** BEGIN **

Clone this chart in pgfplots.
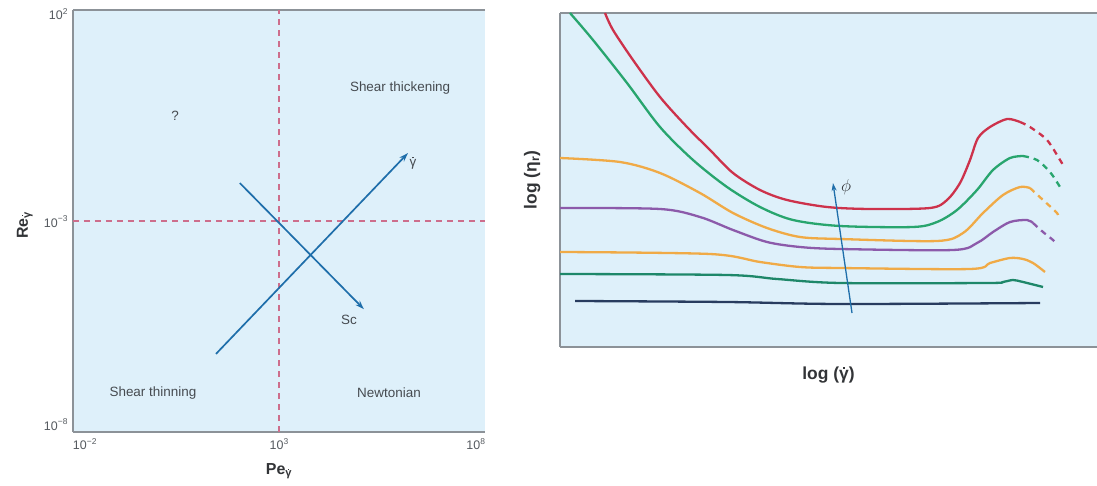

** END **
** BEGIN **

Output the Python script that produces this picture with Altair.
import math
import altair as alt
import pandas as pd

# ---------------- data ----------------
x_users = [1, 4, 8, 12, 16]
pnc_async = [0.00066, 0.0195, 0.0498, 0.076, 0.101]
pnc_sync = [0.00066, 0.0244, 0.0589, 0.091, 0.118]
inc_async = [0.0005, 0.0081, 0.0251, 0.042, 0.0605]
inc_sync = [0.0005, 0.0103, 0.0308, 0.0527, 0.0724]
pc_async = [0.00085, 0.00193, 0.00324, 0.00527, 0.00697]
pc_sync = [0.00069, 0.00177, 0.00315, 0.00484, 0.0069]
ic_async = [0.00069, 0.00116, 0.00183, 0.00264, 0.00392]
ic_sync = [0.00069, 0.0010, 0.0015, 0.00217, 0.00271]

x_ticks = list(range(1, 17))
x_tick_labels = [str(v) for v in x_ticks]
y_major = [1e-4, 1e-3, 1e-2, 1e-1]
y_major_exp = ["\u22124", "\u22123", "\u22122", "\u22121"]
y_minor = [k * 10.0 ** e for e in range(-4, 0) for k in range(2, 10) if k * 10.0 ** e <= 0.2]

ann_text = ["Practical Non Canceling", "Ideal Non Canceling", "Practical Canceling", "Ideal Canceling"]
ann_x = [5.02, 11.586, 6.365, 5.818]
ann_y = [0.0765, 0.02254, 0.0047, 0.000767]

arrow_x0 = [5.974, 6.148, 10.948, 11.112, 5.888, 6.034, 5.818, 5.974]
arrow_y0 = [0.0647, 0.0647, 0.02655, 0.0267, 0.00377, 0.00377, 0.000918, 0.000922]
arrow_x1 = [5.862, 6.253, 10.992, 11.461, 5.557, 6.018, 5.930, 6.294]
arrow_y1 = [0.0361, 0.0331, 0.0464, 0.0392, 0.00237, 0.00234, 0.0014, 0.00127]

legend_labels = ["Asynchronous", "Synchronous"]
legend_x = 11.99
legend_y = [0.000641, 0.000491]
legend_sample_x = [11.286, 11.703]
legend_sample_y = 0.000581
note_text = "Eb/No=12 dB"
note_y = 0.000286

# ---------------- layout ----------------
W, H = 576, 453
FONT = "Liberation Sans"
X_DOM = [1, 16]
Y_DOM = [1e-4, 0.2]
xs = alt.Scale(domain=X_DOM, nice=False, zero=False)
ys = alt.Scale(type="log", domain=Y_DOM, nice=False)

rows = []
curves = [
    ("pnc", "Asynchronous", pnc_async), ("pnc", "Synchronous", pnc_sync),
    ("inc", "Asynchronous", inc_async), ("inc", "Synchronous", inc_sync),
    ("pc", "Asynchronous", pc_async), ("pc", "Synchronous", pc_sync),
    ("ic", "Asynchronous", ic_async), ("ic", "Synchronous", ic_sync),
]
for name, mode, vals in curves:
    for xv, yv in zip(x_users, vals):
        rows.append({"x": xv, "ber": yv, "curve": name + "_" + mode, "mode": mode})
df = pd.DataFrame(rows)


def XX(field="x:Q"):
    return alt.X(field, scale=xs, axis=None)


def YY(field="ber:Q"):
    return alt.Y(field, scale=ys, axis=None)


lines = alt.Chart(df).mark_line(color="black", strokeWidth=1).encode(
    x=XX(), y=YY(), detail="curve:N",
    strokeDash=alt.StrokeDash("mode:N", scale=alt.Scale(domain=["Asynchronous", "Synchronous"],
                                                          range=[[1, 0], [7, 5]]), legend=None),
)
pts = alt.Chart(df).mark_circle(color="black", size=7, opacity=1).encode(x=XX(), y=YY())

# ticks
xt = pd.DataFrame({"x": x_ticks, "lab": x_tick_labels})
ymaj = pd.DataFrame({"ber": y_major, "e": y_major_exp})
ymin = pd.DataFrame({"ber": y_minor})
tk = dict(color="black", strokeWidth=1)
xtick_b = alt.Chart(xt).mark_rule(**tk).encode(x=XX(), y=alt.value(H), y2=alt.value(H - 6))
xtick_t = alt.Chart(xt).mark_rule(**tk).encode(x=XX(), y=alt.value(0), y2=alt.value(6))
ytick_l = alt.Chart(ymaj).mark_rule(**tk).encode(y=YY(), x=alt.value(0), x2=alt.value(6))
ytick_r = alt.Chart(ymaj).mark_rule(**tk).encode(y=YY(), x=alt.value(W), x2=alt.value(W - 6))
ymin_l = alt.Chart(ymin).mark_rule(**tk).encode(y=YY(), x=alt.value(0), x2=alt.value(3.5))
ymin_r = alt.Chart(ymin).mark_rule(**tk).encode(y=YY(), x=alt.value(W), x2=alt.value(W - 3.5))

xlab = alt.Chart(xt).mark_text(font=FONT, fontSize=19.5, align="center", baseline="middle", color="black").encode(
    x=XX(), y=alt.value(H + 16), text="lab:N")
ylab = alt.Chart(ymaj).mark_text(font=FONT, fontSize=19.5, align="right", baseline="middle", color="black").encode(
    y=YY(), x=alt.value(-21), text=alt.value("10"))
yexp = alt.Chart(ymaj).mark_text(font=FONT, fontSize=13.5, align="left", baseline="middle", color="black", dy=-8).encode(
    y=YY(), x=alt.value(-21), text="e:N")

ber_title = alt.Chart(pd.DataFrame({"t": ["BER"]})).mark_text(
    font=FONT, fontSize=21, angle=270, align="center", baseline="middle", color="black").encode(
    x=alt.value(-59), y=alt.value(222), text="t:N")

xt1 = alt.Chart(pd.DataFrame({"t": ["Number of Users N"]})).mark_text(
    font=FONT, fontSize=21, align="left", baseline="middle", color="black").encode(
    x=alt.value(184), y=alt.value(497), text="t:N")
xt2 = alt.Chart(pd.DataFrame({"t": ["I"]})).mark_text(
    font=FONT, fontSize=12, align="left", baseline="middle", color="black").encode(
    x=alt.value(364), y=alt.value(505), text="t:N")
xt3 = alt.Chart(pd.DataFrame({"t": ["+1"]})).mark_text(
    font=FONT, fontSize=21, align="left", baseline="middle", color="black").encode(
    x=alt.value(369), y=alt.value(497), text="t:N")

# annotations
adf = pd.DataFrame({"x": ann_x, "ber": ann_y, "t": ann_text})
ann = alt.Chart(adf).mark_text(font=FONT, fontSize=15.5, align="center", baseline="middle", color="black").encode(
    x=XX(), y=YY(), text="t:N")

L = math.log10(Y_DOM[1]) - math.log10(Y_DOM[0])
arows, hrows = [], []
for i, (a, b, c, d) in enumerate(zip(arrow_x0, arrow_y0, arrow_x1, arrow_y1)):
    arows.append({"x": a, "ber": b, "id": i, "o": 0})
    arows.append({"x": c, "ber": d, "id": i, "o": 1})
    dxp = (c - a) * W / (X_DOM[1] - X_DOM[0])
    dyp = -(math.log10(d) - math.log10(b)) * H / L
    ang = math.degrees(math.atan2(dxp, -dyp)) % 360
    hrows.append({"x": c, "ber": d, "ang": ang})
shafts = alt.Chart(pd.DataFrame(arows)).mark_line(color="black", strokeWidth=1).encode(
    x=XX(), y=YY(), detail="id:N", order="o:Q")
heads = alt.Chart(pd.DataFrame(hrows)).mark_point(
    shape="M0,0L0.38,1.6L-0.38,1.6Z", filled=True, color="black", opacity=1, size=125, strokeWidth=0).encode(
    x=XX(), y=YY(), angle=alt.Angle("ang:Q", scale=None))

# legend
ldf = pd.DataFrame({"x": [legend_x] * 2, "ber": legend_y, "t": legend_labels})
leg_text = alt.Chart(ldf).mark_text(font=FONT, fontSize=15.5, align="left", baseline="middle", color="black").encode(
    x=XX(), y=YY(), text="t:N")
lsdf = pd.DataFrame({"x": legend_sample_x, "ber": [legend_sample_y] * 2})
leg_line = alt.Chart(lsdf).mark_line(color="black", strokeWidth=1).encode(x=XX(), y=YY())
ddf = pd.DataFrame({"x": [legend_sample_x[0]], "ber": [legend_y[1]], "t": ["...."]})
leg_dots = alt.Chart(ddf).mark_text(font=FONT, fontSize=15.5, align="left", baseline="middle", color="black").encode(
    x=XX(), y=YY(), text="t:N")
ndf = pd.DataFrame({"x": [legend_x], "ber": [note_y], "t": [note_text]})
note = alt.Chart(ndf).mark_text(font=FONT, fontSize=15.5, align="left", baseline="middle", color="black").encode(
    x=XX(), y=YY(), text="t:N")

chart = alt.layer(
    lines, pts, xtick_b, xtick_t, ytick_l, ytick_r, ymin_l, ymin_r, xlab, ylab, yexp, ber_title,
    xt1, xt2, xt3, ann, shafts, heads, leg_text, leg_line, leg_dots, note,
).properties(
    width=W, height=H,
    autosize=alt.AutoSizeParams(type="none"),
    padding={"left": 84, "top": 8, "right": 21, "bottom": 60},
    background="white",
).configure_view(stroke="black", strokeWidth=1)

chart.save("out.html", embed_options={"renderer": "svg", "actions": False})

** END **
** BEGIN **

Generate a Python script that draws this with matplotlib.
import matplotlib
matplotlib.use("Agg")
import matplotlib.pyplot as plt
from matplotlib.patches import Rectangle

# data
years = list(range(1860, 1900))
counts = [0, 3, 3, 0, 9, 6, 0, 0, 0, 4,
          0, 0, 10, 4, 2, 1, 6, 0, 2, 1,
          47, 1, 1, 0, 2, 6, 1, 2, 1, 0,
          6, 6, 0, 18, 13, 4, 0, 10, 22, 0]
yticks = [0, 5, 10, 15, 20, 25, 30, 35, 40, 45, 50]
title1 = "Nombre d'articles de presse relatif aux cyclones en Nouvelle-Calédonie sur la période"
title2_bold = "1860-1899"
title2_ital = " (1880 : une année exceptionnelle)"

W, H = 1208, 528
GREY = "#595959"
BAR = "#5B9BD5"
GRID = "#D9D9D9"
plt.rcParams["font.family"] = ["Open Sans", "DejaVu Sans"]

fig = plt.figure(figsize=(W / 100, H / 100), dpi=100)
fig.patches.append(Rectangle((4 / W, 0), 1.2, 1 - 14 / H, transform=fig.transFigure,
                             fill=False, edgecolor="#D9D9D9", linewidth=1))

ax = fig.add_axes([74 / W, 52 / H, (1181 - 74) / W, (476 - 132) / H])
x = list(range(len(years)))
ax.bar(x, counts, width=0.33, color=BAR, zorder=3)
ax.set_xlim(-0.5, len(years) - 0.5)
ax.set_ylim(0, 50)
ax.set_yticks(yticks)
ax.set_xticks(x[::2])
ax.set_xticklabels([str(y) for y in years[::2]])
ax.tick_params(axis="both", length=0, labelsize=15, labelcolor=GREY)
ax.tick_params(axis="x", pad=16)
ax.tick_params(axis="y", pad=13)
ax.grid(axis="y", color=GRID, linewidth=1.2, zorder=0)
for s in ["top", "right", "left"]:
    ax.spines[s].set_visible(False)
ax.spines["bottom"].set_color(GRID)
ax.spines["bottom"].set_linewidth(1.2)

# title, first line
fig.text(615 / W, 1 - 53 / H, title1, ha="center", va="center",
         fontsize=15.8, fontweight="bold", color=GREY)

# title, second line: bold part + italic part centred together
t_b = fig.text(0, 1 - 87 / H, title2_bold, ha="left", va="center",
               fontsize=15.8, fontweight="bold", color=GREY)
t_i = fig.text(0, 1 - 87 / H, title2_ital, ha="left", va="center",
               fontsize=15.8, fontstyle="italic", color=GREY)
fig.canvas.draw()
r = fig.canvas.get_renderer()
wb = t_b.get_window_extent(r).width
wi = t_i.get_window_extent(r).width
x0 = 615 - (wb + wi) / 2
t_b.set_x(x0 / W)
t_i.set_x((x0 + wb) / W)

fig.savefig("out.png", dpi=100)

** END **

## WHAT YOU HAVE TO DO
Identify each line in the entries with the word "that" and copy it.

## EXPECTED ANSWER
Output the Python script that produces this picture with Altair.
Generate a Python script that draws this with matplotlib.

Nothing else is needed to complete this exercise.